Iranian negotiators are seeking curbs on sanctions steadily piled on the country by the United Nations, the European Union, the United States and other nations.
However, U.S. Senate Foreign Relations Committee Chairman Robert Menendez (D-N.J.) and nine colleagues offered no potential relief from existing penalties in a Friday letter to President Obama.
Instead, they offered only to suspend "the implementation of the next round of sanctions currently under consideration by the Congress." The House of Representatives in July passed a bill designed to cut off nearly all of Iran's remaining international oil sales. The Senate, though, has not yet considered the legislation.
Menendez and the other senators wrote that in return for a "suspension" in implementing potential new sanctions that Congress is weighing, they want Tehran to fully suspend uranium enrichment, among other steps.
"The intent of sanctions is to force Iran to halt and dismantle its nuclear weapons program," their letter to Obama states. "Once this goal has been accomplished in a real, transparent, and verifiable way we will be prepared to remove existing sanctions in a measured, sequenced manner."
Rouhani has declared any permanent uranium-enrichment halt to be off the table. Iranian negotiators reportedly want a "road map" from this week's meeting to establish Tehran's right to a domestic uranium enrichment program as a longer-term objective of discussions.
At the Washington conference, the one-time Obama administration official voiced doubt that Tehran would agree to fully cease its uranium enrichment.
"A deal that zeroed out Iranian enrichment … would be better from a nonproliferation perspective [but] I just don't think that this Iranian regime can agree to such an arrangement," Kahl said.
The former Pentagon official advocated a "good-if-imperfect deal" that would reduce Iran's enrichment capacity and uranium stockpile, bolster international audits of its nuclear sites and bar the nation from enriching uranium beyond a low purity suited only for use in power plants. He added it would be crucial to address Iran's preparation of a heavy-water reactor that could give the nation a route to a plutonium-based bomb.

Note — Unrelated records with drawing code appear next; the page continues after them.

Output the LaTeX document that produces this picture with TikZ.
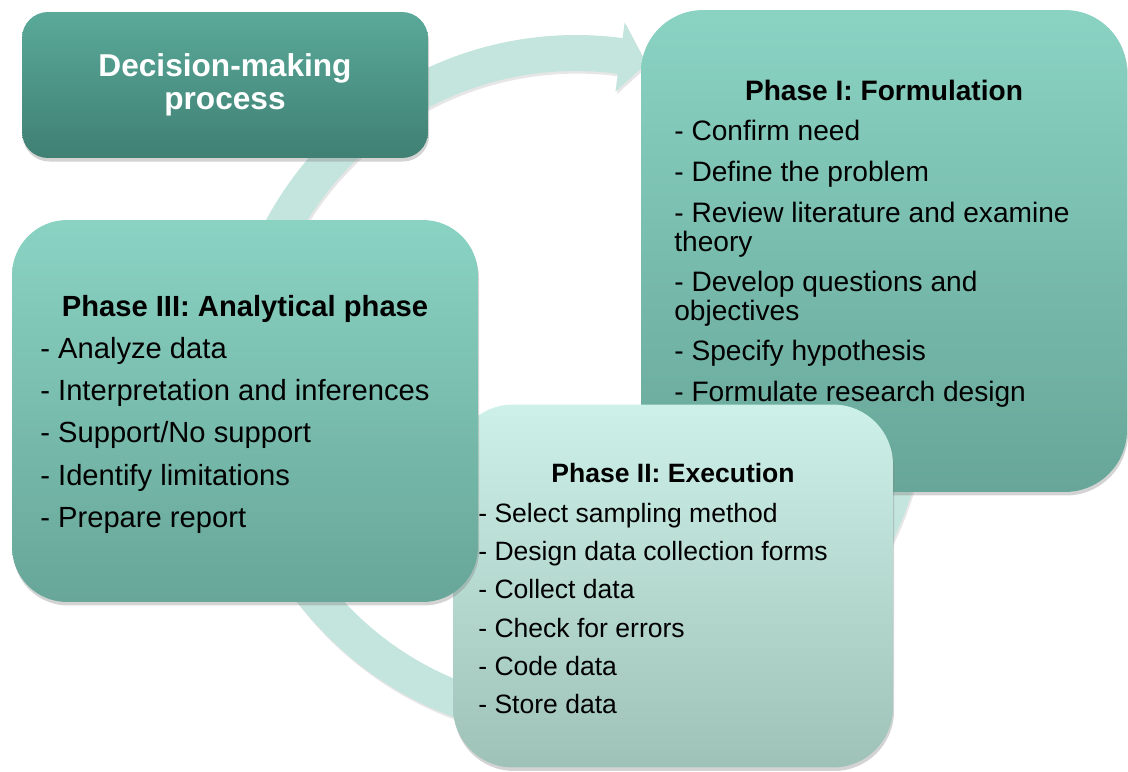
\documentclass[tikz,border=0pt]{standalone}
\usepackage{fontspec}
\setmainfont{Liberation Sans}
\usepackage{tikz}
\usetikzlibrary{shadows}

\definecolor{ringteal}{HTML}{C4E5DD}
\definecolor{darktop}{HTML}{5AA999}
\definecolor{darkbot}{HTML}{3F8073}
\definecolor{tealtop}{HTML}{8AD3C3}
\definecolor{tealbot}{HTML}{67A698}
\definecolor{paletop}{HTML}{CDF1E8}
\definecolor{palebot}{HTML}{9EC2B7}

\tikzset{
  phasebox/.style={rectangle, draw=none, inner sep=0pt,
    drop shadow={shadow xshift=0.6pt, shadow yshift=-2pt, opacity=0.35}},
  tealbox/.style={phasebox, top color=tealtop, bottom color=tealbot},
  phasetitle/.style={anchor=base, inner sep=0pt, font=\fontsize{16}{19}\selectfont\bfseries},
  phaseitem/.style={anchor=base west, inner sep=0pt, font=\fontsize{16}{19}\selectfont},
  execitem/.style={phaseitem, font=\fontsize{15.1}{18}\selectfont},
}

\begin{document}
\begin{tikzpicture}[x=0.02cm, y=-0.02cm]
\useasboundingbox (0,0) rectangle (1128,771);

% Circular arrow running behind the boxes
\begin{scope}[shift={(576,387)}]
  \fill[ringteal, drop shadow={shadow xshift=0.8pt, shadow yshift=-1.5pt, opacity=0.2}]
    (-40:352) arc[start angle=-40, end angle=277.6, radius=352]
    -- (277.6:368) -- (282.3:331) -- (277.6:298) -- (277.6:316)
    arc[start angle=277.6, end angle=-40, radius=316] -- cycle;
\end{scope}

% Heading box
\node[phasebox, minimum width=8.12cm, minimum height=2.92cm, rounded corners=0.52cm,
  top color=darktop, bottom color=darkbot, text=white, align=center,
  font=\fontsize{18}{18.6}\selectfont\bfseries] (start) at (225,85) {Decision-making\\process};

% Phase I
\node[tealbox, minimum width=9.72cm, minimum height=9.64cm, rounded corners=1.24cm] (form) at (884,251) {};
\node[phasetitle] (formtitle) at (884,100) {Phase I: Formulation};
\foreach \yy/\txt [count=\i] in {140/{- Confirm need}, 181/{- Define the problem},
    222/{- Review literature and examine}, 251/{theory},
    291/{- Develop questions and}, 320/{objectives},
    360/{- Specify hypothesis}, 401/{- Formulate research design}}
  \node[phaseitem] (formitem\i) at (674,\yy) {\txt};

% Phase II (box only, its text goes on top later)
\node[phasebox, minimum width=8.8cm, minimum height=7.26cm, rounded corners=1.2cm,
  top color=paletop, bottom color=palebot] (exec) at (673,586) {};

% Phase III
\node[tealbox, minimum width=9.32cm, minimum height=7.64cm, rounded corners=1.1cm] (anal) at (245,411) {};
\node[phasetitle, font=\fontsize{16.6}{19}\selectfont\bfseries] (analtitle) at (245,316) {Phase III: Analytical phase};
\foreach \yy/\txt [count=\i] in {358/{- Analyze data}, 400/{- Interpretation and inferences},
    442/{- Support/No support}, 485/{- Identify limitations}, 527/{- Prepare report}}
  \node[phaseitem, font=\fontsize{16.6}{19}\selectfont] (analitem\i) at (40,\yy) {\txt};

% Phase II text
\node[phasetitle, font=\fontsize{15.1}{18}\selectfont\bfseries] (exectitle) at (673,482) {Phase II: Execution};
\foreach \yy/\txt [count=\i] in {522/{- Select sampling method}, 560/{- Design data collection forms},
    598/{- Collect data}, 637/{- Check for errors}, 675/{- Code data}, 713/{- Store data}}
  \node[execitem] (execitem\i) at (478,\yy) {\txt};

\end{tikzpicture}
\end{document}
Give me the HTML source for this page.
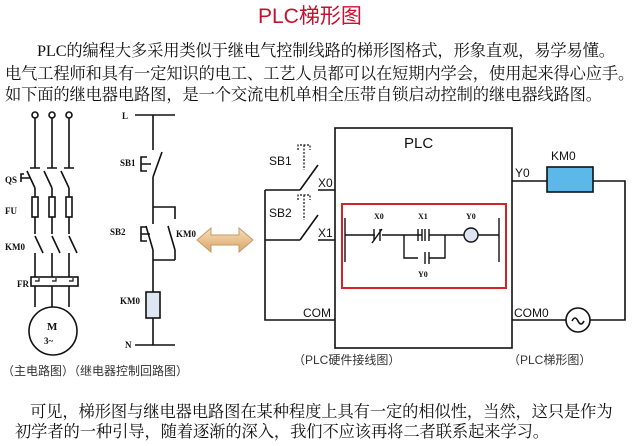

"In the initial stages of a deal, you wouldn't require congressional action," Kahl said, noting that Obama could act alone in lifting executive-branch penalties.
"The real challenge is if a series of confidence-building interim steps is actually successfully implemented, then the administration would have to make the case to Congress for more enduring sanctions relief, and that will be a very tough sell," he said.
Iran is on track by the middle of next year to become capable of generating enough highly enriched uranium for a single bomb fast enough to evade detection by international monitors, according to a July analysis by the Institute for Science and International Security in Washington.
"At that so-called 'breakout point,' I think decisions related to when diplomacy comes to an end may have to be reached," Kahl said.
Friday's letter was signed by Menendez as well as senators Kelly Ayotte (R-N.H.), Roy Blunt (R-Mo.), Robert Casey (D-Pa.), Christopher Coons (D-Del.) Lindsey Graham (R-S.C.), John McCain (R-Ariz.), Barbara Mikulski (D-Md.), Patty Murray (D-Wash.) and Charles Schumer (D-N.Y.).